**Given exercise**
Transcribe the whole listing without a single picture.

**Given material**
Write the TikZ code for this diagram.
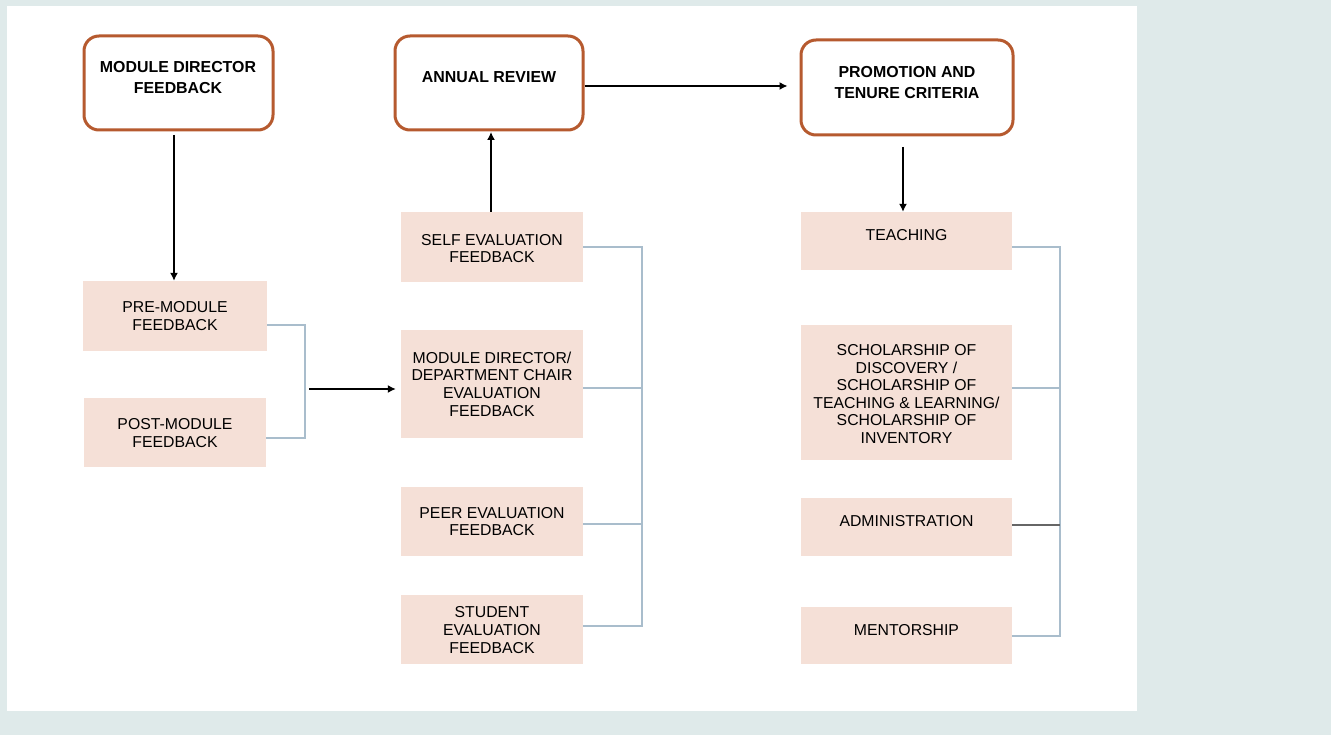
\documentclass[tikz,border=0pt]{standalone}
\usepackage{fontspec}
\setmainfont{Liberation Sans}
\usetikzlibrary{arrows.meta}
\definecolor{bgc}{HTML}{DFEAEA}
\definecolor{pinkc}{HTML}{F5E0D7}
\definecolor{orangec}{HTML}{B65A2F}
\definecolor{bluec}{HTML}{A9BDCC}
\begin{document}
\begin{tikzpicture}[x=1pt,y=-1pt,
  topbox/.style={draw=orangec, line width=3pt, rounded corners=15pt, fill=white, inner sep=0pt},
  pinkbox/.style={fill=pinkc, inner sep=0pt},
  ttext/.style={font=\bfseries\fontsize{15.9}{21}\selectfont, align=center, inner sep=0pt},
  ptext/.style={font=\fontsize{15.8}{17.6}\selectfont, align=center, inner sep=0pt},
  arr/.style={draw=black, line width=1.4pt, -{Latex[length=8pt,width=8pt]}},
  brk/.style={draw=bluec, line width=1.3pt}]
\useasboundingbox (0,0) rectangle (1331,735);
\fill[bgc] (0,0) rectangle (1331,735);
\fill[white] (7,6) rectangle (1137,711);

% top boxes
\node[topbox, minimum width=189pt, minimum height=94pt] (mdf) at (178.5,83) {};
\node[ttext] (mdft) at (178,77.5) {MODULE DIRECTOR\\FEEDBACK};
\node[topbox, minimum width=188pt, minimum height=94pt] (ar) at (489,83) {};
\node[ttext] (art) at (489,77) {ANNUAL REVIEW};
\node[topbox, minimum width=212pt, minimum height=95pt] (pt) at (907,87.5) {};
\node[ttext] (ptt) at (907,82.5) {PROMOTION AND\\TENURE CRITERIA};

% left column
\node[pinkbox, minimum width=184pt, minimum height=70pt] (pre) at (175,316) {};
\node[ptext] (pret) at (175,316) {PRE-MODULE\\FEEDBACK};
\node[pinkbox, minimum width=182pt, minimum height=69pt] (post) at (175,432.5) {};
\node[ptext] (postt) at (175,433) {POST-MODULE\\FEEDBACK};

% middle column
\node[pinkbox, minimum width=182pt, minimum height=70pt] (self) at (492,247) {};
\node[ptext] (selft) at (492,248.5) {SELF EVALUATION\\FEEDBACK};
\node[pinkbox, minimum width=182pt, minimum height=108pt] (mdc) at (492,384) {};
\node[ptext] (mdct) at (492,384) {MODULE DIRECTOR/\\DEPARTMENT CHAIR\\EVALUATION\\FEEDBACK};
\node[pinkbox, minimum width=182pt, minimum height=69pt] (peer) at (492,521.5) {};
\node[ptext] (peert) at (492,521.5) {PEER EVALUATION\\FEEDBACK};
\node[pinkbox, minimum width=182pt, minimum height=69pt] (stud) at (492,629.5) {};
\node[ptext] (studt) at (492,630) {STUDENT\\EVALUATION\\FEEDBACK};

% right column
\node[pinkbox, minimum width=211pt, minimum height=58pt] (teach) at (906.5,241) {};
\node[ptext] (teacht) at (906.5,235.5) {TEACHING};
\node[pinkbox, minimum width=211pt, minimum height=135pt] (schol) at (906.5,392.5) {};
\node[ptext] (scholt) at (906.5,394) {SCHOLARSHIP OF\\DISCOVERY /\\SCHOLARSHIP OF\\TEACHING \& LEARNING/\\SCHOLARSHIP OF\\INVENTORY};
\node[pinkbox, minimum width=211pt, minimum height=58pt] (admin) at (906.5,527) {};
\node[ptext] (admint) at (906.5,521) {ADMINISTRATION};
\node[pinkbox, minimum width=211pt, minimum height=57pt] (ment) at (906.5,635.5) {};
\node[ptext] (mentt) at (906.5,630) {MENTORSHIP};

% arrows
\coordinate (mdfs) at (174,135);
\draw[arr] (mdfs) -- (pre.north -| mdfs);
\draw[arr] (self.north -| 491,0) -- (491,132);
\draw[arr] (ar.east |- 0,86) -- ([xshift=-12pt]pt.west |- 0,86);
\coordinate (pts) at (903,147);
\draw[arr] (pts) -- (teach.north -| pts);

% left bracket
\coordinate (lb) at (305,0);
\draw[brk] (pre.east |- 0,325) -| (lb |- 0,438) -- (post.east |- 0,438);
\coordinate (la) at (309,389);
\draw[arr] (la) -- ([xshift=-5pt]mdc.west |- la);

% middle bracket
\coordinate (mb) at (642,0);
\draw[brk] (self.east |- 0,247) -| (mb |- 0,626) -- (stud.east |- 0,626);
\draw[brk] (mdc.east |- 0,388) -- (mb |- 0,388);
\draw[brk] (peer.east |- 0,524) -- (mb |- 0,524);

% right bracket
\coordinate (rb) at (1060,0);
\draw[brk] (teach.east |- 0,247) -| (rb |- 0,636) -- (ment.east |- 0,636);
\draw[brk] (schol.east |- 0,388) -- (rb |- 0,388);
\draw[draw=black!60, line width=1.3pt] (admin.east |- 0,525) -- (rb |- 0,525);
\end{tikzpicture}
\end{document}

**Exercise output**
Write the TikZ code for this diagram.
\documentclass[tikz,border=0pt]{standalone}
\usepackage{fontspec}
\setmainfont{Liberation Sans}
\usetikzlibrary{arrows.meta}
\definecolor{bgc}{HTML}{DFEAEA}
\definecolor{pinkc}{HTML}{F5E0D7}
\definecolor{orangec}{HTML}{B65A2F}
\definecolor{bluec}{HTML}{A9BDCC}
\begin{document}
\begin{tikzpicture}[x=1pt,y=-1pt,
  topbox/.style={draw=orangec, line width=3pt, rounded corners=15pt, fill=white, inner sep=0pt},
  pinkbox/.style={fill=pinkc, inner sep=0pt},
  ttext/.style={font=\bfseries\fontsize{15.9}{21}\selectfont, align=center, inner sep=0pt},
  ptext/.style={font=\fontsize{15.8}{17.6}\selectfont, align=center, inner sep=0pt},
  arr/.style={draw=black, line width=1.4pt, -{Latex[length=8pt,width=8pt]}},
  brk/.style={draw=bluec, line width=1.3pt}]
\useasboundingbox (0,0) rectangle (1331,735);
\fill[bgc] (0,0) rectangle (1331,735);
\fill[white] (7,6) rectangle (1137,711);

% top boxes
\node[topbox, minimum width=189pt, minimum height=94pt] (mdf) at (178.5,83) {};
\node[ttext] (mdft) at (178,77.5) {MODULE DIRECTOR\\FEEDBACK};
\node[topbox, minimum width=188pt, minimum height=94pt] (ar) at (489,83) {};
\node[ttext] (art) at (489,77) {ANNUAL REVIEW};
\node[topbox, minimum width=212pt, minimum height=95pt] (pt) at (907,87.5) {};
\node[ttext] (ptt) at (907,82.5) {PROMOTION AND\\TENURE CRITERIA};

% left column
\node[pinkbox, minimum width=184pt, minimum height=70pt] (pre) at (175,316) {};
\node[ptext] (pret) at (175,316) {PRE-MODULE\\FEEDBACK};
\node[pinkbox, minimum width=182pt, minimum height=69pt] (post) at (175,432.5) {};
\node[ptext] (postt) at (175,433) {POST-MODULE\\FEEDBACK};

% middle column
\node[pinkbox, minimum width=182pt, minimum height=70pt] (self) at (492,247) {};
\node[ptext] (selft) at (492,248.5) {SELF EVALUATION\\FEEDBACK};
\node[pinkbox, minimum width=182pt, minimum height=108pt] (mdc) at (492,384) {};
\node[ptext] (mdct) at (492,384) {MODULE DIRECTOR/\\DEPARTMENT CHAIR\\EVALUATION\\FEEDBACK};
\node[pinkbox, minimum width=182pt, minimum height=69pt] (peer) at (492,521.5) {};
\node[ptext] (peert) at (492,521.5) {PEER EVALUATION\\FEEDBACK};
\node[pinkbox, minimum width=182pt, minimum height=69pt] (stud) at (492,629.5) {};
\node[ptext] (studt) at (492,630) {STUDENT\\EVALUATION\\FEEDBACK};

% right column
\node[pinkbox, minimum width=211pt, minimum height=58pt] (teach) at (906.5,241) {};
\node[ptext] (teacht) at (906.5,235.5) {TEACHING};
\node[pinkbox, minimum width=211pt, minimum height=135pt] (schol) at (906.5,392.5) {};
\node[ptext] (scholt) at (906.5,394) {SCHOLARSHIP OF\\DISCOVERY /\\SCHOLARSHIP OF\\TEACHING \& LEARNING/\\SCHOLARSHIP OF\\INVENTORY};
\node[pinkbox, minimum width=211pt, minimum height=58pt] (admin) at (906.5,527) {};
\node[ptext] (admint) at (906.5,521) {ADMINISTRATION};
\node[pinkbox, minimum width=211pt, minimum height=57pt] (ment) at (906.5,635.5) {};
\node[ptext] (mentt) at (906.5,630) {MENTORSHIP};

% arrows
\coordinate (mdfs) at (174,135);
\draw[arr] (mdfs) -- (pre.north -| mdfs);
\draw[arr] (self.north -| 491,0) -- (491,132);
\draw[arr] (ar.east |- 0,86) -- ([xshift=-12pt]pt.west |- 0,86);
\coordinate (pts) at (903,147);
\draw[arr] (pts) -- (teach.north -| pts);

% left bracket
\coordinate (lb) at (305,0);
\draw[brk] (pre.east |- 0,325) -| (lb |- 0,438) -- (post.east |- 0,438);
\coordinate (la) at (309,389);
\draw[arr] (la) -- ([xshift=-5pt]mdc.west |- la);

% middle bracket
\coordinate (mb) at (642,0);
\draw[brk] (self.east |- 0,247) -| (mb |- 0,626) -- (stud.east |- 0,626);
\draw[brk] (mdc.east |- 0,388) -- (mb |- 0,388);
\draw[brk] (peer.east |- 0,524) -- (mb |- 0,524);

% right bracket
\coordinate (rb) at (1060,0);
\draw[brk] (teach.east |- 0,247) -| (rb |- 0,636) -- (ment.east |- 0,636);
\draw[brk] (schol.east |- 0,388) -- (rb |- 0,388);
\draw[draw=black!60, line width=1.3pt] (admin.east |- 0,525) -- (rb |- 0,525);
\end{tikzpicture}
\end{document}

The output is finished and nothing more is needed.